[PROBLEM REQUIREMENTS] Below are entries. Give back exactly the lines from the one containing "Convert this diagram to TikZ code." through the one containing "(0,0) rectangle (594,841);", inclusive, without the pictures.

◇ ◇ ◇ ◇ ◇

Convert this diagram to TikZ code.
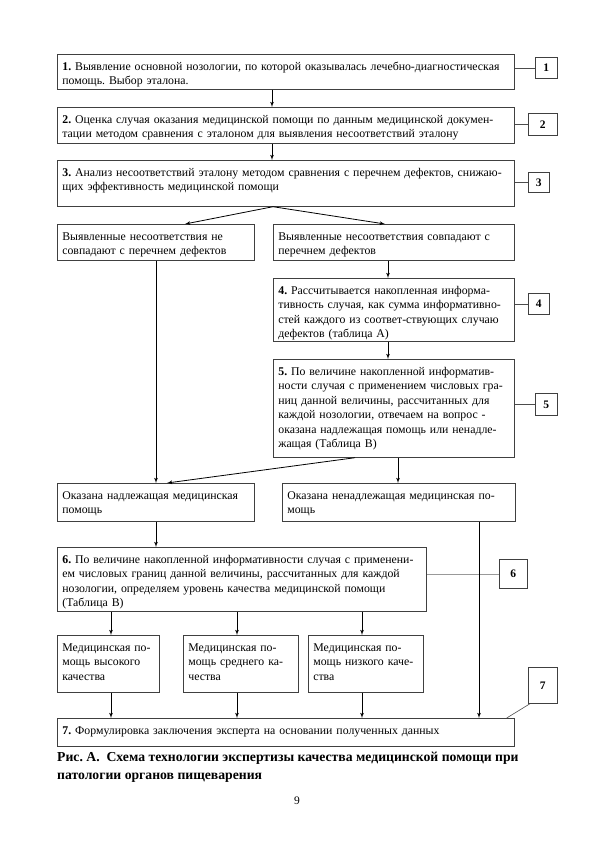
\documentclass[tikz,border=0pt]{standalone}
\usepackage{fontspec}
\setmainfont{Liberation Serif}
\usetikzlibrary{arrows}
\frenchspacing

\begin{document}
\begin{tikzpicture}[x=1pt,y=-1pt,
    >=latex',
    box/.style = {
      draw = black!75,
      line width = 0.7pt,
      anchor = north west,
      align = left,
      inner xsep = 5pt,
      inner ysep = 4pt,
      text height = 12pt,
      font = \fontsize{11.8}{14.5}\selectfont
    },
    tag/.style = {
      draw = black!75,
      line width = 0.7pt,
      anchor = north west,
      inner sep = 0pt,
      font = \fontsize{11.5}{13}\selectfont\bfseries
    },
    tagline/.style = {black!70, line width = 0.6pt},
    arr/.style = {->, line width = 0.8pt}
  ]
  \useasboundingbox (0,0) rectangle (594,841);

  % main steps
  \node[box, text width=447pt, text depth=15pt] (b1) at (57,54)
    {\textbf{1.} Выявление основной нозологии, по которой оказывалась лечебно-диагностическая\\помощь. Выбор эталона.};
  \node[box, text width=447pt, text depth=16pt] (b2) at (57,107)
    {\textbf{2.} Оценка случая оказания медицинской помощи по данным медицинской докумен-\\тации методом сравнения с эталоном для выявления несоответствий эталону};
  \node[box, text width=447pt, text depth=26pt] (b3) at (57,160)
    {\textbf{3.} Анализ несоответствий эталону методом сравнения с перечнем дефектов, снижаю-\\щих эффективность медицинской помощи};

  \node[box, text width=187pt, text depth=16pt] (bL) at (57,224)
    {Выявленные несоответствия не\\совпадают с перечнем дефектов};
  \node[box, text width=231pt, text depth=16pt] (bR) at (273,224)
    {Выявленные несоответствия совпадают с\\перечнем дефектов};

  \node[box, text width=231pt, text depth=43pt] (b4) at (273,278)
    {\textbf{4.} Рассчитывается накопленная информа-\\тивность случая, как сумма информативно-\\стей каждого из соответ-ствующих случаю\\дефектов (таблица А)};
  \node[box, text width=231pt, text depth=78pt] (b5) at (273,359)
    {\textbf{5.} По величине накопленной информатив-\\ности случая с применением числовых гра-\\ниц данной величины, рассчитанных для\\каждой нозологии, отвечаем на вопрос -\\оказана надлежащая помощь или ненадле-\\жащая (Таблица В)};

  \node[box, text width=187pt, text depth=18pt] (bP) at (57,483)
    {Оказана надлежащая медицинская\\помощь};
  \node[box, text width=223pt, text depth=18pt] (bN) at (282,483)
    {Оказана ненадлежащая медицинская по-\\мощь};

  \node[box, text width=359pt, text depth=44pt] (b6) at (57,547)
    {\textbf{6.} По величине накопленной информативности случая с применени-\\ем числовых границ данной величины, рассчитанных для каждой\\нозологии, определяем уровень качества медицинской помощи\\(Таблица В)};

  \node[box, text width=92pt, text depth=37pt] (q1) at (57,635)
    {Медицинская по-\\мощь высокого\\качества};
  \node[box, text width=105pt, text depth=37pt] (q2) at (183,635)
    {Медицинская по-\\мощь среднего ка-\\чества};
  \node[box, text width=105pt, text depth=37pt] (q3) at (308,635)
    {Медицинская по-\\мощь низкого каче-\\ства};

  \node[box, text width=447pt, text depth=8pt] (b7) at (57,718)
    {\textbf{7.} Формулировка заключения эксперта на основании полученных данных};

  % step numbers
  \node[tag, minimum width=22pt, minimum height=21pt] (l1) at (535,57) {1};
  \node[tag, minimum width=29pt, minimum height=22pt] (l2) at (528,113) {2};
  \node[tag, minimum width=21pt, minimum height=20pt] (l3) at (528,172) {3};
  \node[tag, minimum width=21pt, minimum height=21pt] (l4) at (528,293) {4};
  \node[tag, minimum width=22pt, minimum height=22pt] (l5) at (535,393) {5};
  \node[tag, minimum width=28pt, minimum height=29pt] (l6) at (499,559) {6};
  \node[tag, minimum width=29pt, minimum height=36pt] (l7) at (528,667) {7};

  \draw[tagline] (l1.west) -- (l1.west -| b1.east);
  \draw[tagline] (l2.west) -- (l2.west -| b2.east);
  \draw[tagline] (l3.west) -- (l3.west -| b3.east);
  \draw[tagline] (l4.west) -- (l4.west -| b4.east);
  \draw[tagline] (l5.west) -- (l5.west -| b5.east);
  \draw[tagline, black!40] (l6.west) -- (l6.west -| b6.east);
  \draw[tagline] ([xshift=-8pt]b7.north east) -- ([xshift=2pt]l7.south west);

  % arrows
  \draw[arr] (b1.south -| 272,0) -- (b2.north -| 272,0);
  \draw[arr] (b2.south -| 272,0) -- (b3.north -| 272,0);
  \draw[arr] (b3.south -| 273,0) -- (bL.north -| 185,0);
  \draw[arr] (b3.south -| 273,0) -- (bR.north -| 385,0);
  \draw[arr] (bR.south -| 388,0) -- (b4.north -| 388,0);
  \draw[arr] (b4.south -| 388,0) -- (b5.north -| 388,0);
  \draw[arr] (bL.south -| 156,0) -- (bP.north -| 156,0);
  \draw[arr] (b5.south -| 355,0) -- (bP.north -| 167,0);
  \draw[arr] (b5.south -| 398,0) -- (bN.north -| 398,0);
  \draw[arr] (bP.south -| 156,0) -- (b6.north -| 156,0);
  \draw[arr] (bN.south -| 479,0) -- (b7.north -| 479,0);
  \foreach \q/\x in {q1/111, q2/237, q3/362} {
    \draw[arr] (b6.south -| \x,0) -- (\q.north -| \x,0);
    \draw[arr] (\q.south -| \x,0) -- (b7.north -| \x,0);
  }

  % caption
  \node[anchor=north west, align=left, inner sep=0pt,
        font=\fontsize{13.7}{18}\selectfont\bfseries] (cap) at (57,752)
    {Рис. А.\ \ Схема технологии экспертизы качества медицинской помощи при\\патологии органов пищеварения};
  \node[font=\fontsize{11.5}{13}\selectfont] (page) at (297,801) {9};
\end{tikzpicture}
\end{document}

◇ ◇ ◇ ◇ ◇

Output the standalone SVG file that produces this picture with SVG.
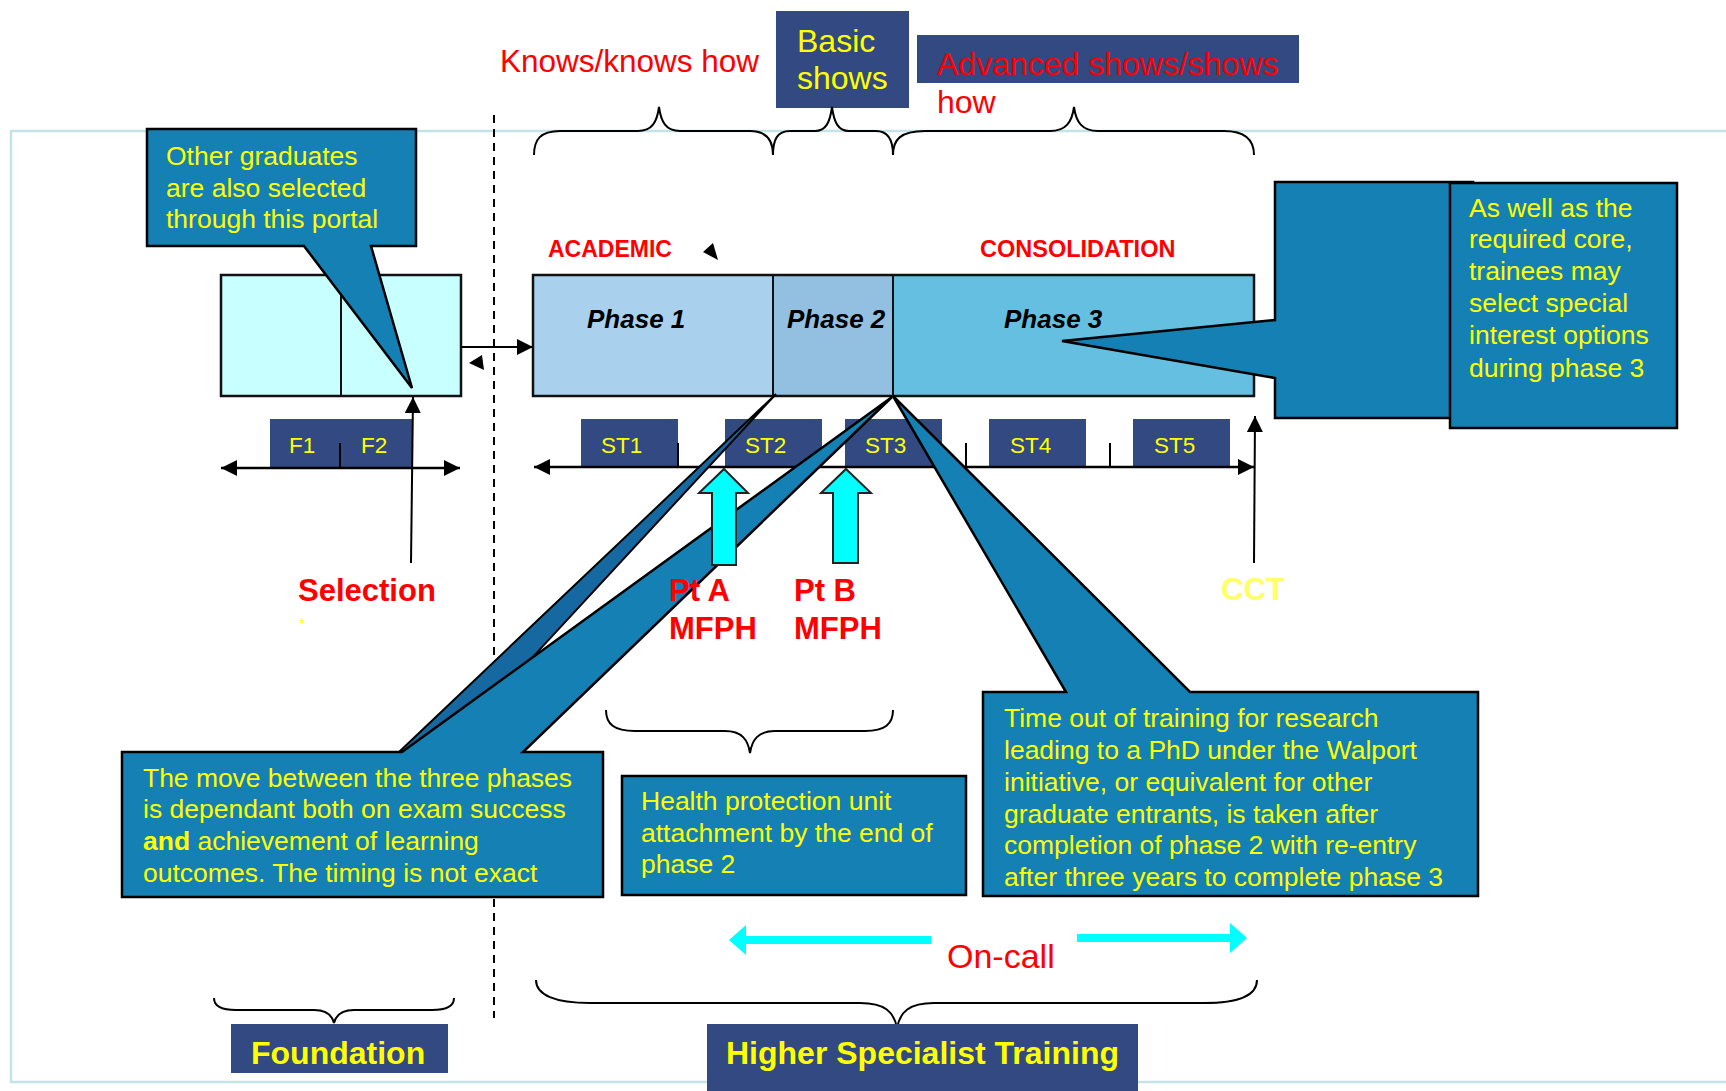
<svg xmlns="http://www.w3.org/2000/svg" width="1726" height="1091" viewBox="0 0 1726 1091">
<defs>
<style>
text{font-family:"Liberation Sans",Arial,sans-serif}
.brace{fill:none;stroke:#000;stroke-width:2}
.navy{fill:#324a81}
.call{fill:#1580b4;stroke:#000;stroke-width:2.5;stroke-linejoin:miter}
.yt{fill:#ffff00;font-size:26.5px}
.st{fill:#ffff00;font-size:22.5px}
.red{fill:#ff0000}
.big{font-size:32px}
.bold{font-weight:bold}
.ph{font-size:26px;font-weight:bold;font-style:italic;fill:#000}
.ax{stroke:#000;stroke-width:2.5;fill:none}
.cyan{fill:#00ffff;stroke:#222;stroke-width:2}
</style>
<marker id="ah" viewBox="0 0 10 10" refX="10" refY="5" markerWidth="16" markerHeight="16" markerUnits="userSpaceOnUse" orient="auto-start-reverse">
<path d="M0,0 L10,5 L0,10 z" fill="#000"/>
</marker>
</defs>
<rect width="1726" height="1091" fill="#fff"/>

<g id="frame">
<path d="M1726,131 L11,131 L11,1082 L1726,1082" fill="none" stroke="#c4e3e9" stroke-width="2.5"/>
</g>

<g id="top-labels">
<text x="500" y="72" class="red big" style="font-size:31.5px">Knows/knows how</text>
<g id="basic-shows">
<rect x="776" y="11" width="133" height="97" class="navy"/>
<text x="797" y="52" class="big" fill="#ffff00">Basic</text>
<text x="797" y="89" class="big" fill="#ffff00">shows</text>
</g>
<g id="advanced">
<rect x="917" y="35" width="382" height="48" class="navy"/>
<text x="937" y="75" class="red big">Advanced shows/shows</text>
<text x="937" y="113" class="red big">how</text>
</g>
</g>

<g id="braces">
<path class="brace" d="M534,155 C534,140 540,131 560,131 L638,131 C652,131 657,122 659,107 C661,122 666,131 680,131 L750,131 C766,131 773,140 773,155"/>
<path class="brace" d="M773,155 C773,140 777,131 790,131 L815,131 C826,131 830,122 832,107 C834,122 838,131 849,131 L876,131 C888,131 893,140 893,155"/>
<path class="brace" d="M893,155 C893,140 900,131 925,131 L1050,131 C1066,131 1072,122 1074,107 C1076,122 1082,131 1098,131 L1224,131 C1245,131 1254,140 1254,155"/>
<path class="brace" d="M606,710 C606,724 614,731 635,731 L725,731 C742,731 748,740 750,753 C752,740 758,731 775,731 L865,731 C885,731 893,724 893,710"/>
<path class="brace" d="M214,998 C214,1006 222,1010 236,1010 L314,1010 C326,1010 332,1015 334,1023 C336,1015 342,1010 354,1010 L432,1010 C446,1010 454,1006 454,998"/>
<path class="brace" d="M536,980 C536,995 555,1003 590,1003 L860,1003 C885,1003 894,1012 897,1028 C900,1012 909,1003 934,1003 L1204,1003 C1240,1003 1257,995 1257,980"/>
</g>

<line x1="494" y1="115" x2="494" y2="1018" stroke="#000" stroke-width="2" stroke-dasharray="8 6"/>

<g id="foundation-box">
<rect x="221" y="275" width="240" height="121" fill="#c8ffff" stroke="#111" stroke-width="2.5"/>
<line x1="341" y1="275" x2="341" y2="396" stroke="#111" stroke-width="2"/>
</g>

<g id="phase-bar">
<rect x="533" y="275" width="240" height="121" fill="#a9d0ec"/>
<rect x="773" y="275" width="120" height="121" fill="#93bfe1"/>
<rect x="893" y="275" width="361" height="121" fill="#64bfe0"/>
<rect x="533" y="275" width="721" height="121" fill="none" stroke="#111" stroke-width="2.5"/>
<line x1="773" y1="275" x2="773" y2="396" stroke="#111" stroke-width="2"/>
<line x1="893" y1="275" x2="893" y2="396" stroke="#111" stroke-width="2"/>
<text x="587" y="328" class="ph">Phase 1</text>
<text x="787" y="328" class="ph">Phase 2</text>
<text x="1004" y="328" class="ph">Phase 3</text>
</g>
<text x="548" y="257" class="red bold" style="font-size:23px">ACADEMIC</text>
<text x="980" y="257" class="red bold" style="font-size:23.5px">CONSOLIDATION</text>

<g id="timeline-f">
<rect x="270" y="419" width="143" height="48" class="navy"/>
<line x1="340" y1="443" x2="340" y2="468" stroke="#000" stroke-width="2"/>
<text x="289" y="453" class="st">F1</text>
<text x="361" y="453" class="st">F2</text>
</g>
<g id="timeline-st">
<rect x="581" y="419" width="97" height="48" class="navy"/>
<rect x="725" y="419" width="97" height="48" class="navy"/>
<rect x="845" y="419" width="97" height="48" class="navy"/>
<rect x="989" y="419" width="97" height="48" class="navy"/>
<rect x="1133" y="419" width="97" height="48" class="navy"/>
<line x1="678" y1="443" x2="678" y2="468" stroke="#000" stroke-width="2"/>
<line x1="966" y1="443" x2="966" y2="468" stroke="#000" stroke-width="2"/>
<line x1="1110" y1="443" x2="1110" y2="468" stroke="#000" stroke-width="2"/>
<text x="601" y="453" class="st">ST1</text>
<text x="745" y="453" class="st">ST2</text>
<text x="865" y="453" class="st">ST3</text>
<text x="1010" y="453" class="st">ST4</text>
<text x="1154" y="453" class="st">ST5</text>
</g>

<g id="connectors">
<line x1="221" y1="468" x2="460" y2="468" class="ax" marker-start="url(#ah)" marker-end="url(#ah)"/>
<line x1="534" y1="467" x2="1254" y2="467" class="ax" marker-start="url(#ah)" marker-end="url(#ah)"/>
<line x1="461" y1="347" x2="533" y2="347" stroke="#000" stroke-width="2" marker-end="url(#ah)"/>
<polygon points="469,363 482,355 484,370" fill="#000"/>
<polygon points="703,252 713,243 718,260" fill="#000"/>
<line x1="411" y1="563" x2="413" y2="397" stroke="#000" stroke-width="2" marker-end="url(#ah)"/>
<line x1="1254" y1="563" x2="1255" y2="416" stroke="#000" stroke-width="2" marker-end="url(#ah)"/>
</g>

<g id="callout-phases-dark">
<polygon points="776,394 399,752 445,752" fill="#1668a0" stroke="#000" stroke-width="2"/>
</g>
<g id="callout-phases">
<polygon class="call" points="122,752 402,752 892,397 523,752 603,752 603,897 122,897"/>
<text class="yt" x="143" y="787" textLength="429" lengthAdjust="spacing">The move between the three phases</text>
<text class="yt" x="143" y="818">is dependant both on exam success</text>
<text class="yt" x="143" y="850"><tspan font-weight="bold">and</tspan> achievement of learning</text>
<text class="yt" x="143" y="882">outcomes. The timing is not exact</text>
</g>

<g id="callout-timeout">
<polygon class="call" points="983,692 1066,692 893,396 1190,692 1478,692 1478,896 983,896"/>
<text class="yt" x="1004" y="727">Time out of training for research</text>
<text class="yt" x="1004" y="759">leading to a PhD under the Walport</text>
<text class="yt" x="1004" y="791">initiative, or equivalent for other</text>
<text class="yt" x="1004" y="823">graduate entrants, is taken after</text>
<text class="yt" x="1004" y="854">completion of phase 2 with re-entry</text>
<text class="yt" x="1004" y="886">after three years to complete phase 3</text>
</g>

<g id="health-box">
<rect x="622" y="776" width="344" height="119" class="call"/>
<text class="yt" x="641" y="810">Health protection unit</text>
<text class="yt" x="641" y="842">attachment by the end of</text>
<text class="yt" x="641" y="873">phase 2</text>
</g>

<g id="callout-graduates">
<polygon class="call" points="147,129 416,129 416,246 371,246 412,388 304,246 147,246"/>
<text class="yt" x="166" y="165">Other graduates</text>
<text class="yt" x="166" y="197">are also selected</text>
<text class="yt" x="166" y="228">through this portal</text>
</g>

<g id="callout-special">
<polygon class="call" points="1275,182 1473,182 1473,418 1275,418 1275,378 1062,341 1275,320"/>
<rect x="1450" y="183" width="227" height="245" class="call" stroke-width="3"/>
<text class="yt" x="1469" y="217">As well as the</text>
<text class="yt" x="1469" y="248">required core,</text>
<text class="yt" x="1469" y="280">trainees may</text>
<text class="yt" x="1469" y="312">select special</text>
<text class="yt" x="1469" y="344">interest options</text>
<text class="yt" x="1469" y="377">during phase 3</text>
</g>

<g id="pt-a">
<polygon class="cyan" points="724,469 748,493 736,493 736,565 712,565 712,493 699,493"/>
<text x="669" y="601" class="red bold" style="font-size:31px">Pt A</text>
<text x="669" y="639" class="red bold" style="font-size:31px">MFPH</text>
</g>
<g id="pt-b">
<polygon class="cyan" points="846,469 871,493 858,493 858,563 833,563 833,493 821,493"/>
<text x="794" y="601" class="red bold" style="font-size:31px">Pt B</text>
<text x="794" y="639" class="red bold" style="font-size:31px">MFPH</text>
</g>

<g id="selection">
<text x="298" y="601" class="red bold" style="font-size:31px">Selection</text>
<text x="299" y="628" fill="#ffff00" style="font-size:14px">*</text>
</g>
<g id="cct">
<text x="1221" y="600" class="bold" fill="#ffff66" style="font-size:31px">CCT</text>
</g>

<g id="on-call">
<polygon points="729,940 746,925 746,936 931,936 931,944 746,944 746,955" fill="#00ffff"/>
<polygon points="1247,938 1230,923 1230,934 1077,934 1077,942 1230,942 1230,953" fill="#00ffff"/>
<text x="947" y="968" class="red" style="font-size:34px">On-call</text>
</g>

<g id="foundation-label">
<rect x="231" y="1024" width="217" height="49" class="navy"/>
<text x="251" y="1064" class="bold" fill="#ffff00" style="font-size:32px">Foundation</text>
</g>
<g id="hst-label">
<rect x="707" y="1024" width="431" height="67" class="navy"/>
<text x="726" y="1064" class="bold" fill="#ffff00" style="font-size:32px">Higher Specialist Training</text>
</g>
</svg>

◇ ◇ ◇ ◇ ◇

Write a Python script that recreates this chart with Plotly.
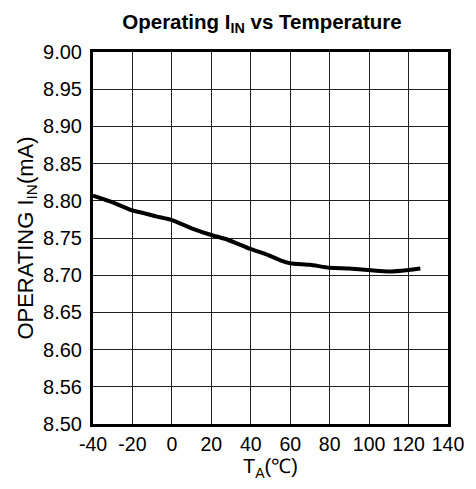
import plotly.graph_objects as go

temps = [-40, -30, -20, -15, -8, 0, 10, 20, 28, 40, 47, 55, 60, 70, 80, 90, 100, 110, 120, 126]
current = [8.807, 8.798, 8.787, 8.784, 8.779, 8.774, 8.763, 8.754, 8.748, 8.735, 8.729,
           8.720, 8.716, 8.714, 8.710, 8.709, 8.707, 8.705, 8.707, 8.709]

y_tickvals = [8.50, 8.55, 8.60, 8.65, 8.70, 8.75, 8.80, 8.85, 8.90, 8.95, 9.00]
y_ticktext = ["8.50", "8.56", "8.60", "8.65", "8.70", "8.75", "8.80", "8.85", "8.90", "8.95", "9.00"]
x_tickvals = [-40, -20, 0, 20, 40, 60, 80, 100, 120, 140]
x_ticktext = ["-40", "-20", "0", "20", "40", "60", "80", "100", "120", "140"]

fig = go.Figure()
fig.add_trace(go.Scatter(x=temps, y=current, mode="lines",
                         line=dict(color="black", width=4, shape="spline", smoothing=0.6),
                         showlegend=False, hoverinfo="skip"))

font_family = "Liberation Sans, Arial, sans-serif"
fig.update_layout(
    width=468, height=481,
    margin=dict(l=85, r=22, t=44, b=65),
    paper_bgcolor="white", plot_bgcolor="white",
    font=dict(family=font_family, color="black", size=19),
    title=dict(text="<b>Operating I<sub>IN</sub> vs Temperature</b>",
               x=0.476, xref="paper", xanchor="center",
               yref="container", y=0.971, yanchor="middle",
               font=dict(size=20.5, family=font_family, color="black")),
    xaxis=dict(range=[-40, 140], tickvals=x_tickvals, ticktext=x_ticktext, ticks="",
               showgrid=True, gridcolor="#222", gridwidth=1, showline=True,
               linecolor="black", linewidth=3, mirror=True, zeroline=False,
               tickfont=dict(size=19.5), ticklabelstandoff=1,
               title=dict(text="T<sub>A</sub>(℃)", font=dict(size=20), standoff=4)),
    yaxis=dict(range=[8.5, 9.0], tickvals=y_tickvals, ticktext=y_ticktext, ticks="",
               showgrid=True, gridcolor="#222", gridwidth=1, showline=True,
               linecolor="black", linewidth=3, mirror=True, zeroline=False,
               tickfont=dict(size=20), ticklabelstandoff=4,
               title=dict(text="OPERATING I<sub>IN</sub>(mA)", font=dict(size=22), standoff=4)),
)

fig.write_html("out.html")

◇ ◇ ◇ ◇ ◇

[FULL OUTPUT]
Convert this diagram to TikZ code.
\documentclass[tikz,border=0pt]{standalone}
\usepackage{fontspec}
\setmainfont{Liberation Serif}
\usetikzlibrary{arrows}
\frenchspacing

\begin{document}
\begin{tikzpicture}[x=1pt,y=-1pt,
    >=latex',
    box/.style = {
      draw = black!75,
      line width = 0.7pt,
      anchor = north west,
      align = left,
      inner xsep = 5pt,
      inner ysep = 4pt,
      text height = 12pt,
      font = \fontsize{11.8}{14.5}\selectfont
    },
    tag/.style = {
      draw = black!75,
      line width = 0.7pt,
      anchor = north west,
      inner sep = 0pt,
      font = \fontsize{11.5}{13}\selectfont\bfseries
    },
    tagline/.style = {black!70, line width = 0.6pt},
    arr/.style = {->, line width = 0.8pt}
  ]
  \useasboundingbox (0,0) rectangle (594,841);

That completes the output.